Eskalasi Kekerasan Terhadap Jurnalis di Indonesia Picu Keprihatinan: Impunitas Jadi Sorotan Utama

Meningkatnya Kasus Kekerasan terhadap Jurnalis: Impunitas Jadi Faktor Kunci

Gelombang kekerasan yang menimpa jurnalis di Indonesia semakin mengkhawatirkan, memicu diskusi mendalam tentang perlindungan pers dan supremasi hukum. Aliansi Jurnalis Independen (AJI) Indonesia menyoroti bahwa impunitas, atau kekebalan hukum bagi pelaku, menjadi penyebab utama suburnya kekerasan terhadap para pencari berita.

Ketua AJI Indonesia, Nany Afrida, menyatakan keprihatinannya atas tren permintaan maaf yang dianggap sebagai solusi instan setelah tindakan kekerasan terjadi. Menurutnya, praktik ini mengabaikan dampak jangka panjang yang dialami korban, baik secara profesional maupun psikologis.

"Kekerasan terhadap jurnalis bukan hanya sekadar insiden fisik, tetapi juga serangan terhadap kebebasan pers dan hak publik untuk mendapatkan informasi yang akurat dan berimbang," tegas Nany Afrida.
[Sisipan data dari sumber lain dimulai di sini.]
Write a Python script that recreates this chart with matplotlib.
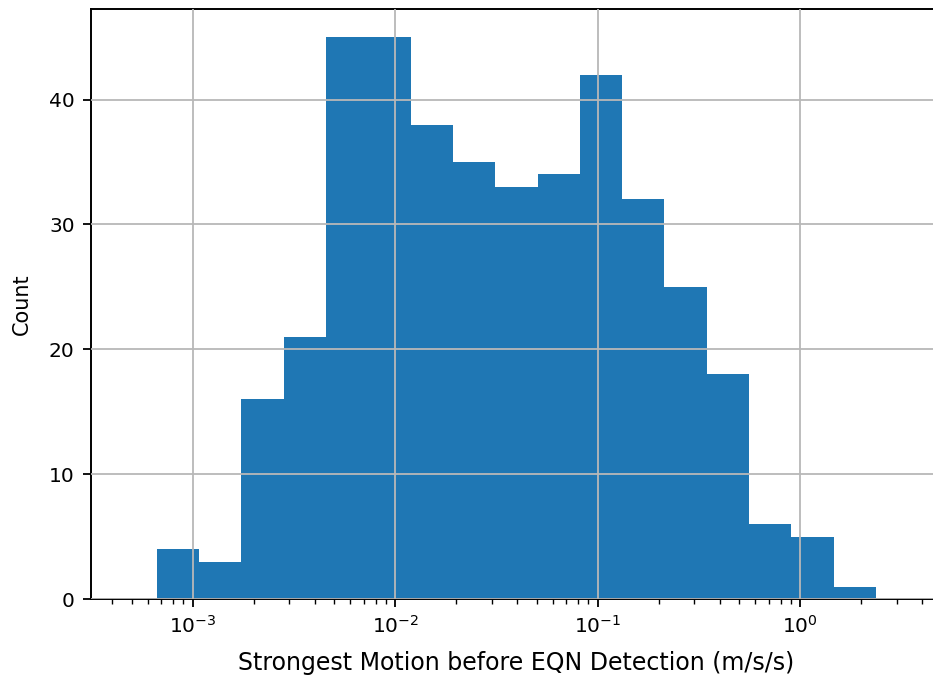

Perlindungan Hukum yang Mandul?

Undang-Undang Nomor 40 Tahun 1999 tentang Pers sebenarnya telah mengamanatkan perlindungan terhadap kerja jurnalistik dari segala bentuk intimidasi dan kekerasan. Pasal 18 Ayat (1) UU Pers secara jelas mengatur sanksi pidana bagi pelaku kekerasan terhadap jurnalis. Namun, implementasinya di lapangan masih jauh dari harapan.

Lemahnya penegakan hukum pidana, menurut Nany, membuat banyak jurnalis korban kekerasan memilih jalan damai dengan menerima permintaan maaf. Ketidakpercayaan terhadap sistem hukum yang dianggap belum sepenuhnya berpihak pada korban menjadi alasan utama.

Rentetan Kasus Kekerasan yang Mengkhawatirkan

Beberapa kasus kekerasan terhadap jurnalis yang terjadi baru-baru ini menjadi bukti nyata betapa rentannya profesi ini:

  • Pemukulan Fotografer ANTARA: Makna Zaezar, seorang fotografer Kantor Berita ANTARA, menjadi korban pemukulan oleh tim protokoler Kapolri saat meliput kegiatan resmi. Meskipun Kapolri telah meminta maaf dan pelaku telah menyambangi kantor berita, insiden ini mencoreng citra penegak hukum.
  • Teror terhadap Redaksi Tempo: Kantor redaksi Majalah Tempo dikirimi teror berupa kepala babi dan bangkai tikus tanpa kepala, yang diduga terkait dengan pemberitaan yang mereka lakukan. Teror ini jelas merupakan upaya untuk membungkam suara kritis media.
  • Ancaman dan Penggeledahan terhadap Jurnalis Kompas.com: Jurnalis Kompas.com, Adhyasta Dirgantara, menerima ancaman verbal dari ajudan Panglima TNI setelah mewawancarai pejabat tersebut. Sementara itu, Rega Almutada, jurnalis Kompas.com lainnya, mengalami penggeledahan dan pembukaan paksa konten ponsel saat meliput aksi demonstrasi.
  • Kasus Pembunuhan dan Kematian Misterius: Kasus pembunuhan jurnalis wanita bernama Juwita oleh oknum TNI AL masih menyisakan trauma mendalam. Selain itu, kematian misterius jurnalis asal Palu, Situr Wijaya, di sebuah kamar hotel di Jakarta juga menambah daftar panjang kasus kekerasan yang belum terselesaikan.

Urgensi Reformasi Sistem Hukum dan Peningkatan Kesadaran

Menanggapi situasi ini, AJI Indonesia mendesak pemerintah dan aparat penegak hukum untuk melakukan reformasi sistem hukum yang berpihak pada perlindungan jurnalis dan kebebasan pers. Selain itu, peningkatan kesadaran masyarakat tentang pentingnya peran jurnalis dalam menjaga demokrasi juga menjadi kunci untuk mencegah terjadinya kekerasan di masa depan.

"Jurnalis adalah garda terdepan dalam menyampaikan informasi kepada publik. Melindungi mereka berarti melindungi hak masyarakat untuk mendapatkan informasi yang benar dan akurat," pungkas Nany Afrida.

Kasus-kasus kekerasan terhadap jurnalis yang terus berulang ini menjadi alarm bagi seluruh elemen bangsa. Perlindungan terhadap jurnalis bukan hanya tanggung jawab pemerintah dan aparat penegak hukum, tetapi juga tanggung jawab seluruh masyarakat sipil.